Issues and concerns of discrimination and harassment are addressed through procedures described in the nondiscrimination/anti-harassment policy (.pdf). This policy applies to all members of the University community, including faculty, staff, students and visitors to our campus, and provides resources to address and resolve issues and concerns of harassment and discrimination.
Our policy on sex discrimination and sexual misconduct provides information about types of prohibited conduct, how to access resources and/or make a complaint, and investigative and disciplinary procedures. Additional information and contacts are available on the Sexual Misconduct and Title IX website.
What are your options?
- Tell the individual to stop. (The University recognizes that this might not always be appropriate or advisable.)
- Talk with a confidential counselor regarding your options without having to lodge a complaint. Confidential counselors (e.g., SHARE, the University Health Services Counseling and Psychological Services, the Ombuds Office, the Carebridge Employee Assistance Program, or chaplains in the Office of Religious Life) are not authorized to investigate your concerns or take action on behalf of the University.
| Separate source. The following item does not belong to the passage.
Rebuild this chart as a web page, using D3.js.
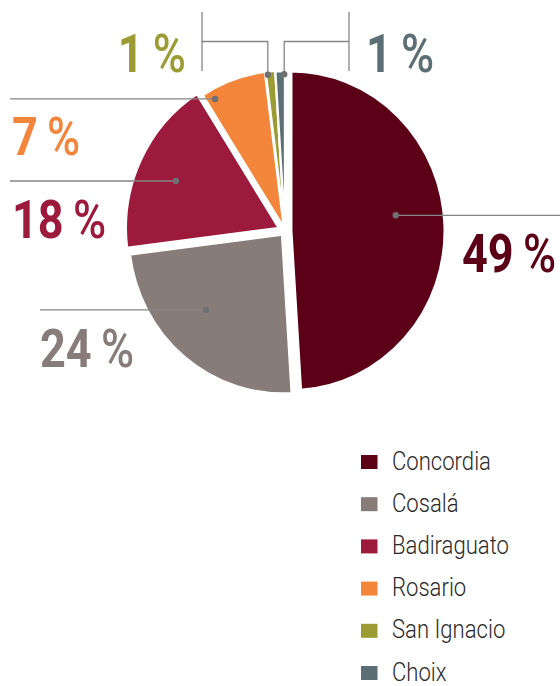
<!DOCTYPE html>
<html>
<head>
<meta charset="utf-8">
<script src="https://cdn.jsdelivr.net/npm/d3@7"></script>
<style>
  html, body { margin: 0; padding: 0; background: #ffffff; }
  svg { display: block; }
</style>
</head>
<body>
<div id="chart"></div>
<script>
// Municipal shares, clockwise from 12 o'clock
const categories = ["Concordia", "Cosalá", "Badiraguato", "Rosario", "San Ignacio", "Choix"];
const shares = [49, 24, 18, 7, 1, 1];
const percentLabels = ["49", "24", "18", "7", "1", "1"];
const sliceColors = ["#5b0016", "#877c79", "#9c1a3b", "#f4863c", "#9c9c35", "#5b6f74"];

const W = 560, H = 686;
const cx = 285, cy = 231, R = 160, sx = 0.965;   // pie drawn slightly narrow
const explode = [6, 4, 6, 1, 0.5, 0];            // outward offset of each wedge
const condense = 0.85;                           // horizontal squeeze for type

// Leader / label layout per wedge
const leaders = [
  { shift: -6.3, rf: 0.687, kind: "h", toX: 560, lx: 462, ly: 272, anchor: "start" },
  { shift:  6.7, rf: 0.686, kind: "h", toX: 40,  lx: 40,  ly: 367, anchor: "start" },
  { shift: -1.4, rf: 0.735, kind: "h", toX: 10,  lx: 12,  ly: 238, anchor: "start" },
  { shift: -9.0, rf: 0.935, kind: "h", toX: 10,  lx: 12,  ly: 155, anchor: "start" },
  { shift: -1.1, rf: 0.98,  kind: "b", elbowY: 41.5, toX: 202, barTop: 12, barBot: 71, lx: 186, ly: 72, anchor: "end" },
  { shift:  1.5, rf: 0.98,  kind: "b", elbowY: 41.5, toX: 349, barTop: 12, barBot: 71, lx: 366, ly: 72, anchor: "start" }
];

const svg = d3.select("#chart").append("svg")
  .attr("width", W).attr("height", H);

const pie = d3.pie().sort(null).value(d => d).startAngle(0).endAngle(2 * Math.PI);
const arcs = pie(shares);
const arc = d3.arc().innerRadius(0).outerRadius(R);

const pieG = svg.append("g")
  .attr("transform", `translate(${cx},${cy}) scale(${sx},1)`);

pieG.selectAll("path.slice")
  .data(arcs)
  .join("path")
  .attr("class", "slice")
  .attr("d", arc)
  .attr("fill", (d, i) => sliceColors[i])
  .attr("stroke", "#ffffff")
  .attr("stroke-width", d => d.value < 2 ? 2.4 : 3.5)
  .attr("stroke-linejoin", "miter")
  .attr("transform", (d, i) => {
    const mid = (d.startAngle + d.endAngle) / 2;
    return `translate(${explode[i] * Math.sin(mid)},${-explode[i] * Math.cos(mid)})`;
  });

// screen point inside wedge i at angle a (radians) and radius r
function wedgePoint(d, i, a, r) {
  const mid = (d.startAngle + d.endAngle) / 2;
  const ux = r * Math.sin(a) + explode[i] * Math.sin(mid);
  const uy = -r * Math.cos(a) - explode[i] * Math.cos(mid);
  return [cx + sx * ux, cy + uy];
}

const lineColor = "#858585";
const leaderG = svg.append("g");

arcs.forEach((d, i) => {
  const L = leaders[i];
  const mid = (d.startAngle + d.endAngle) / 2 + L.shift * Math.PI / 180;
  const [px, py] = wedgePoint(d, i, mid, L.rf * R);
  if (L.kind === "h") {
    leaderG.append("line")
      .attr("x1", px).attr("y1", py).attr("x2", L.toX).attr("y2", py)
      .attr("stroke", lineColor).attr("stroke-width", 1.3);
  } else {
    leaderG.append("path")
      .attr("d", `M${px},${py}V${L.elbowY}H${L.toX}`)
      .attr("fill", "none").attr("stroke", lineColor).attr("stroke-width", 1.3);
    leaderG.append("line")
      .attr("x1", L.toX).attr("y1", L.barTop).attr("x2", L.toX).attr("y2", L.barBot)
      .attr("stroke", lineColor).attr("stroke-width", 1.3);
  }
  leaderG.append("circle")
    .attr("cx", px).attr("cy", py).attr("r", 3.2)
    .attr("fill", "#6f7072");

  // percentage label
  const t = svg.append("text")
    .attr("transform", `translate(${L.lx},${L.ly}) scale(${condense},1)`)
    .attr("text-anchor", L.anchor)
    .attr("font-family", "Roboto, 'Liberation Sans', sans-serif")
    .attr("font-size", 53)
    .attr("fill", sliceColors[i]);
  t.append("tspan").attr("font-weight", 700).text(percentLabels[i] + "\u2009");
  t.append("tspan").attr("font-weight", 500).text("%");
});

// Legend
const legendY = d3.scalePoint()
  .domain(categories)
  .range([462, 673]);

const legend = svg.append("g");
categories.forEach((c, i) => {
  const y = legendY(c);
  legend.append("rect")
    .attr("x", 361).attr("y", y - 7)
    .attr("width", 16.5).attr("height", 14)
    .attr("fill", sliceColors[i]);
  legend.append("text")
    .attr("transform", `translate(392,${y + 7.5}) scale(${condense},1)`)
    .attr("font-family", "Roboto, 'Liberation Sans', sans-serif")
    .attr("font-size", 26)
    .attr("font-weight", 300)
    .attr("fill", "#2a2a2a")
    .text(c);
});
</script>
</body>
</html>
If after speaking with a confidential counselor you wish to lodge a complaint, the confidential counselor will put you in touch with an appropriate University administrator.
- Tell someone: your manager; a higher manager in your reporting line; a department chair; a department head; an appointed mentor; a director of student life; an assistant or associate dean; the directors of the LGBT, women’s, international or Fields centers; or personnel in Human Resources or the Office of the Dean of the Faculty.
- Submit a written complaint if the matter cannot be resolved through one of the above approaches or if you choose not to pursue one of the above methods. You may elect to submit your complaint by utilizing the University's complaint form.
- File an external complaint of discrimination or harassment with a federal or state agency authorized to investigate such claims. Examples of these agencies include: the United States Equal Employment Opportunity Commission; the United States Department of Education Office for Civil Rights; and the New Jersey Division on Civil Rights.